Apalagi sekarang ada seorang dara dari Kebumen Jawa Tengah menemukan WA ala Indonesia yang diberi nama Callind- kepanjangan dari Call Indonesia. Begitu canggihnya callind ditawar provider hingga 200 milyar. 



Lalu godaan apalagi dengan Callind karya Novi yang yang alumni UGM ini?, kita akan terditeksi antar pengguna hingga radius 100 KM. Peluang tapi juga ancaman bagi semua orang yang miskin kejujuran.

Godaan Ketiga
Katersediaan berbagai sumber berita sudah tak terkendali dari kuantita maupun kualita, orang akan mudah mengakses tanpa bayar, dan acapkali tanpa dikonfirmasi, atau menvalidasi secara dalam, padahal kedalaman sebuah  analisis sekarang menjadi kemutlakan.  Ketersediaan inilah yang sering disebut sebagai “abundance era”, era berkelimpahan.
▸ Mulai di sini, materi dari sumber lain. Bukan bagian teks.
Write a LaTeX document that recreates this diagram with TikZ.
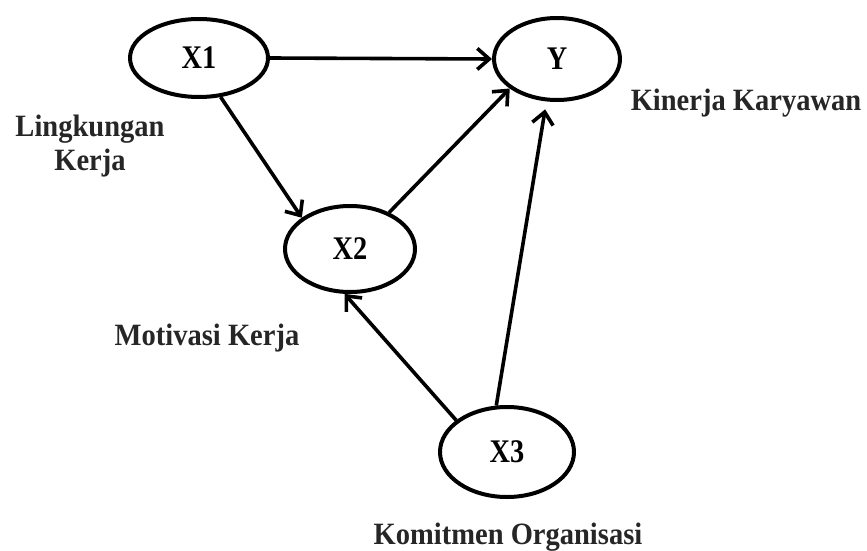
\documentclass[tikz,border=0pt]{standalone}
\usepackage{fontspec}
\setmainfont{Liberation Serif}
\newfontfamily\condfont[FakeStretch=0.92]{Liberation Serif}
\newfontfamily\varfont[FakeStretch=0.86]{Liberation Serif}
\usetikzlibrary{shapes.geometric,arrows.meta}
\begin{document}
\begin{tikzpicture}[x=1pt,y=-1pt,
  var/.style={ellipse,draw=black,line width=4pt,inner sep=0pt,font=\varfont\fontsize{33}{36}\selectfont\bfseries},
  lab/.style={font=\condfont\fontsize{31}{34}\selectfont\bfseries,align=center,text=black!85},
  link/.style={line width=3.6pt,-{Straight Barb[length=12pt,width=21pt,line width=3.6pt]}}]
\useasboundingbox (0,0) rectangle (867,551);
\node[var,minimum width=138pt,minimum height=78pt] (X1) at (199,58) {X1};
\node[var,minimum width=126pt,minimum height=82pt] (Y) at (557,59) {Y};
\node[var,minimum width=130pt,minimum height=86pt] (X2) at (350,249) {X2};
\node[var,minimum width=134pt,minimum height=90pt] (X3) at (507,452) {X3};
\node[lab] (l1) at (90,146) {Lingkungan\\Kerja};
\node[lab] (ly) at (746,103) {Kinerja Karyawan};
\node[lab] (l2) at (207,338) {Motivasi Kerja};
\node[lab] (l3) at (508,537) {Komitmen Organisasi};
\draw[link] (X1.east) -- (Y.west);
\draw[link] (X1.-61) -- (X2.147);
\draw[link] (X2.43) -- (Y.212);
\draw[link] (X3.148) -- (X2.263);
\draw[link,shorten >=8pt] (X3.103) -- (Y.256);
\end{tikzpicture}
\end{document}
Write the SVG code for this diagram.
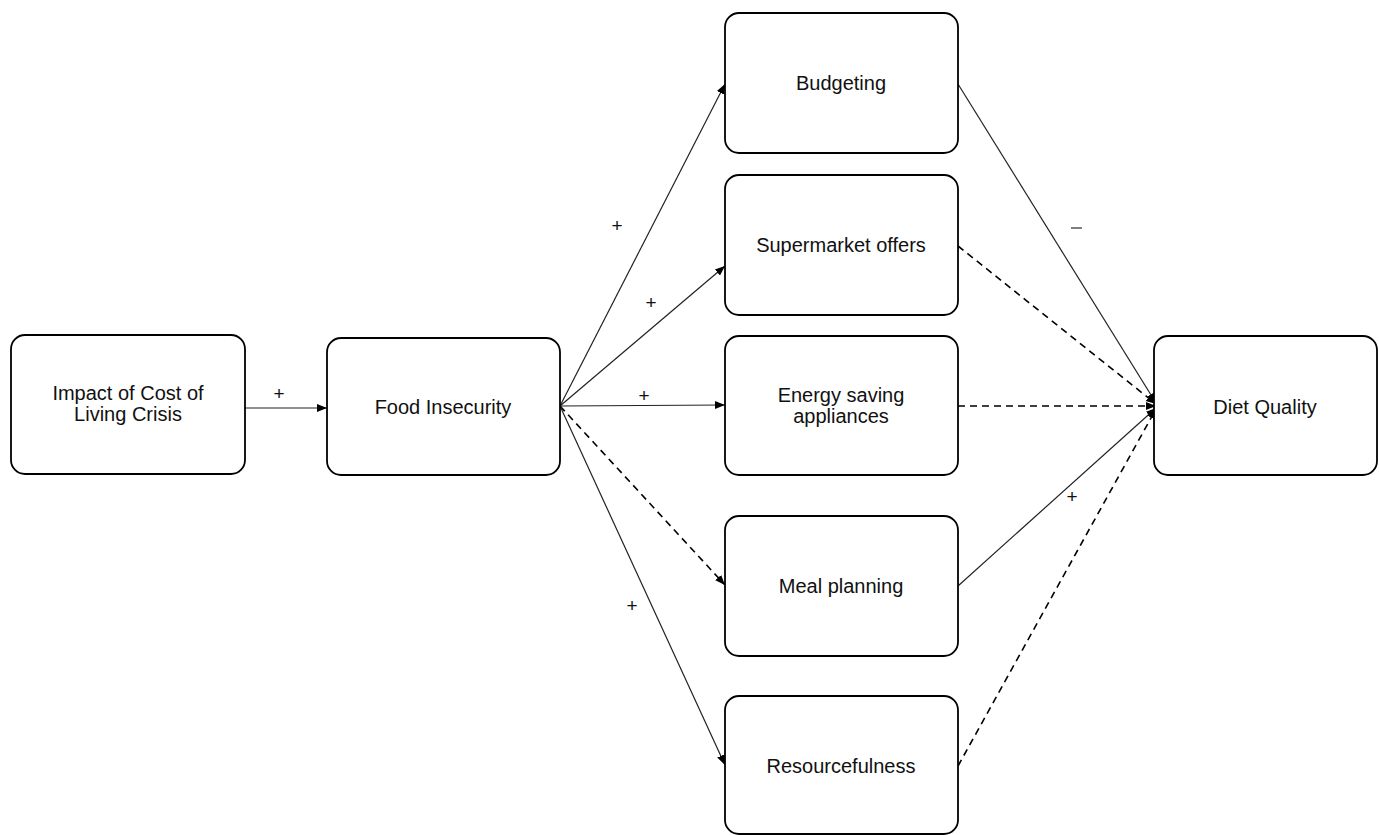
<svg xmlns="http://www.w3.org/2000/svg" width="1379" height="835" viewBox="0 0 1379 835">
<style>
.node{fill:#fff;stroke:#000;stroke-width:1.8}
.lbl{font-family:"Liberation Sans",Arial,sans-serif;font-size:20px;fill:#111;text-anchor:middle}
.sign{font-family:"Liberation Sans",Arial,sans-serif;font-size:19px;fill:#111;text-anchor:middle}
.e{fill:none;stroke:#222;stroke-width:1.2}
.d{fill:none;stroke:#000;stroke-width:1.6;stroke-dasharray:7,5}
</style>
<defs>
<marker id="ah" viewBox="0 0 10 10" refX="10" refY="5" markerWidth="10" markerHeight="10" markerUnits="userSpaceOnUse" orient="auto">
<path d="M0,1 L10,5 L0,9 Z" fill="#000"/>
</marker>
</defs>
<rect width="1379" height="835" fill="#fff"/>
<g id="connectors">
<line class="e" x1="245" y1="408" x2="327" y2="408" marker-end="url(#ah)"/>
<line class="e" x1="560" y1="406" x2="725" y2="84" marker-end="url(#ah)"/>
<line class="e" x1="560" y1="406" x2="725" y2="266" marker-end="url(#ah)"/>
<line class="e" x1="560" y1="406" x2="725" y2="405" marker-end="url(#ah)"/>
<line class="d" x1="560" y1="406" x2="725" y2="585" marker-end="url(#ah)"/>
<line class="e" x1="560" y1="406" x2="725" y2="765" marker-end="url(#ah)"/>
<line class="e" x1="958" y1="84" x2="1156" y2="403" marker-end="url(#ah)"/>
<line class="d" x1="958" y1="246" x2="1156" y2="404" marker-end="url(#ah)"/>
<line class="d" x1="958" y1="406" x2="1156" y2="406" marker-end="url(#ah)"/>
<line class="e" x1="958" y1="586" x2="1156" y2="408" marker-end="url(#ah)"/>
<line class="d" x1="958" y1="766" x2="1156" y2="409" marker-end="url(#ah)"/>
<text class="sign" x="279" y="400">+</text>
<text class="sign" x="617" y="232">+</text>
<text class="sign" x="651" y="309">+</text>
<text class="sign" x="644" y="402">+</text>
<text class="sign" x="632" y="612">+</text>
<text class="sign" x="1072" y="503">+</text>
<line x1="1071" y1="228" x2="1082" y2="228" stroke="#555" stroke-width="1.5"/>
</g>
<g id="n-impact"><rect class="node" x="11" y="335" width="234" height="139" rx="14"/><text class="lbl" x="128" y="400">Impact of Cost of</text><text class="lbl" x="128" y="421">Living Crisis</text></g>
<g id="n-food"><rect class="node" x="327" y="338" width="233" height="137" rx="14"/><text class="lbl" x="443" y="414">Food Insecurity</text></g>
<g id="n-budget"><rect class="node" x="725" y="13" width="233" height="140" rx="14"/><text class="lbl" x="841" y="90">Budgeting</text></g>
<g id="n-super"><rect class="node" x="725" y="175" width="233" height="140" rx="14"/><text class="lbl" x="841" y="252">Supermarket offers</text></g>
<g id="n-energy"><rect class="node" x="725" y="336" width="233" height="139" rx="14"/><text class="lbl" x="841" y="402">Energy saving</text><text class="lbl" x="841" y="423">appliances</text></g>
<g id="n-meal"><rect class="node" x="725" y="516" width="233" height="140" rx="14"/><text class="lbl" x="841" y="593">Meal planning</text></g>
<g id="n-resource"><rect class="node" x="725" y="696" width="233" height="138" rx="14"/><text class="lbl" x="841" y="773">Resourcefulness</text></g>
<g id="n-diet"><rect class="node" x="1154" y="336" width="223" height="139" rx="14"/><text class="lbl" x="1265" y="414">Diet Quality</text></g>
</svg>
Kemudian dampaknya bisa bernilai positif namun juga membawa kecenderugan negatif. Khususnya untuk dunia pendidikan yang harus diwaspadai adalah, seorang-orang memiliki kecenderungan menjadi “user” karena semua tersedia, dan menghindari menjadi “maker” pembuat. Inilah yang harus diwaspadai karena yang akan menurunkan budaya literasi, dan meruntuhkan daya imaginasi. Rantai imaginasi sejatinya akan melahirkan kebaharuan (novelty), selanjutnya mendorong inovasi, berlanjut mempertajam mental egility. Organisasi sangat berharap semau anggotanya memiliki  imaginasi yang hebat, lalu wawasan dengan horizon yang kuat, namun semuanya terpangkas karena informasi tersedia berkelimpahan dan instan sifatnya. Semua tanya pada “mbah Google” akan dijawab cepat ketimbang tanya profesor yang kadang udah pikun karena beban cerdasnya.













Bagaimana kita harus Excellence di era penuh goda ini?  


Tentunya banyak cara, banyak metoda, saya menawarkan dua saja di seminar ini:
  1. Bangunkan kelincahan mental kita ( Mental Egility )
  2. Suburkan ambisi sehat kita (halty in ambition)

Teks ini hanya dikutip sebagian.